**Supplied information**.
• • • • • • •
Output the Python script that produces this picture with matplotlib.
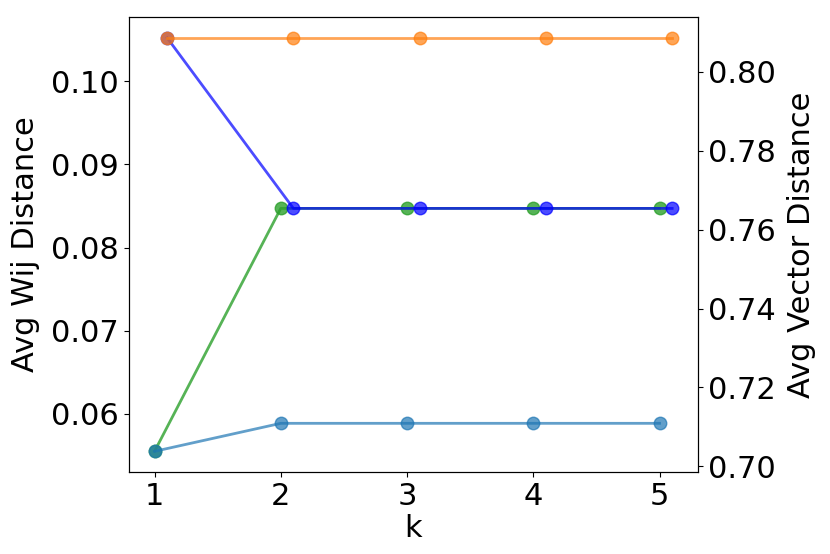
import matplotlib
matplotlib.use("Agg")
import matplotlib.pyplot as plt
import numpy as np

k = [1, 2, 3, 4, 5]
k_offset = [1.1, 2.1, 3.1, 4.1, 5.1]
wij_a = [0.0555, 0.0847, 0.0847, 0.0847, 0.0847]   # green
wij_b = [0.1052, 0.0847, 0.0847, 0.0847, 0.0847]   # blue
vec_a = [0.7038, 0.7109, 0.7109, 0.7109, 0.7109]   # light blue
vec_b = [0.8086, 0.8086, 0.8086, 0.8086, 0.8086]   # orange

plt.rcParams['font.size'] = 22
fig = plt.figure(figsize=(8.3, 5.54), dpi=100)
ax = fig.add_axes([0.155, 0.148, 0.686, 0.821])
ax.plot(k, wij_a, 'o-', color='tab:green', alpha=0.8, lw=2, ms=9)
ax.plot(k_offset, wij_b, 'o-', color='blue', alpha=0.7, lw=2, ms=9)
ax.set_xlabel('k', labelpad=2)
ax.set_ylabel('Avg Wij Distance', labelpad=8)
ax.set_xticks(k)
ax.set_yticks([0.06, 0.07, 0.08, 0.09, 0.10])

ax2 = ax.twinx()
ax2.plot(k, vec_a, 'o-', color='tab:blue', alpha=0.7, lw=2, ms=9)
ax2.plot(k_offset, vec_b, 'o-', color='tab:orange', alpha=0.7, lw=2, ms=9)
ax2.set_ylabel('Avg Vector Distance', labelpad=8)
ax2.set_yticks([0.70, 0.72, 0.74, 0.76, 0.78, 0.80])

fig.savefig('out.png', dpi=100)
• • • • • • •
**What you should do**. Without the pictures, return the listing above from its first line through the line that has "ax.set_yticks([0.06, 0.07, 0.08, 0.09, 0.10])".

**Problem solution**.
Output the Python script that produces this picture with matplotlib.
import matplotlib
matplotlib.use("Agg")
import matplotlib.pyplot as plt
import numpy as np

k = [1, 2, 3, 4, 5]
k_offset = [1.1, 2.1, 3.1, 4.1, 5.1]
wij_a = [0.0555, 0.0847, 0.0847, 0.0847, 0.0847]   # green
wij_b = [0.1052, 0.0847, 0.0847, 0.0847, 0.0847]   # blue
vec_a = [0.7038, 0.7109, 0.7109, 0.7109, 0.7109]   # light blue
vec_b = [0.8086, 0.8086, 0.8086, 0.8086, 0.8086]   # orange

plt.rcParams['font.size'] = 22
fig = plt.figure(figsize=(8.3, 5.54), dpi=100)
ax = fig.add_axes([0.155, 0.148, 0.686, 0.821])
ax.plot(k, wij_a, 'o-', color='tab:green', alpha=0.8, lw=2, ms=9)
ax.plot(k_offset, wij_b, 'o-', color='blue', alpha=0.7, lw=2, ms=9)
ax.set_xlabel('k', labelpad=2)
ax.set_ylabel('Avg Wij Distance', labelpad=8)
ax.set_xticks(k)
ax.set_yticks([0.06, 0.07, 0.08, 0.09, 0.10])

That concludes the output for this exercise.